Desde 2018, com a eleição de Bolsonaro, ficou claro que o grande partido de centro, centro-esquerda, o PSDB, sucumbiu. Criou-se esse vácuo político. Houve mudança também na direita. A direita tradicional deu espaço para a extrema-direita. O centro ficou totalmente esvaziado. Muitas pessoas não se incomodam mais de serem rotuladas como de direita. Depois da redemocratização, ser chamado de direitista era quase xingamento. Agora não é mais. A ideia de ser de direita foi absorvida. A base bolsonarista é formada pela classe média em que cresceu o antipetismo e pelas classes mais pobres, que aderiu à pauta de costumes, fortemente influenciada pela arregimentação política das igrejas evangélicas. A extrema-direita coloca todos os adversários como comunistas anticlericais. E tem funcionado.

Lula terminou o primeiro turno com seis milhões de votos a mais do que Bolsonaro, quatro pontos percentuais na taxa geral do eleitorado. Ainda é o favorito?
Ficou claro que o grande vitorioso do primeiro turno foi Bolsonaro. Criou-se a expectativa de que a eleição seria decidida no primeiro turno. E que, se não fosse, a vantagem de Lula no segundo turno seria tão ampla que este se tornaria apenas um referendo da vitória.

Muitos dos que eram contra o voto útil em favor de Lula diziam que era melhor ir para o segundo turno obtendo uma vitória com ampla margem do que vencer no primeiro turno com margem pequena. A realidade mostrou-se diferente.

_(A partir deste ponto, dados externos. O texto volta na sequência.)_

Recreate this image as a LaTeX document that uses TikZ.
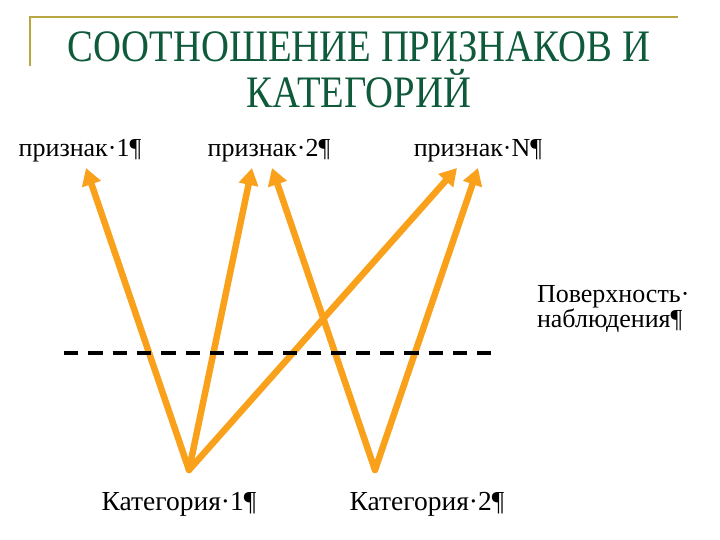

Uma diferença de quatro pontos é plenamente possível de ser superada. Bolsonaro tem a máquina administrativa. Ele tem-na usado de maneira, se não ilegal, pelo menos imoral. Acabou de anunciar a antecipação do pagamento de auxílio para os mais pobres para a véspera do segundo turno. Nunca ninguém usou a máquina de maneira tão explícita. A tendência é a de Bolsonaro reduzir essa diferença. A eleição está totalmente aberta. Desenha-se como a eleição de 2014, com o placar apertadíssimo no final.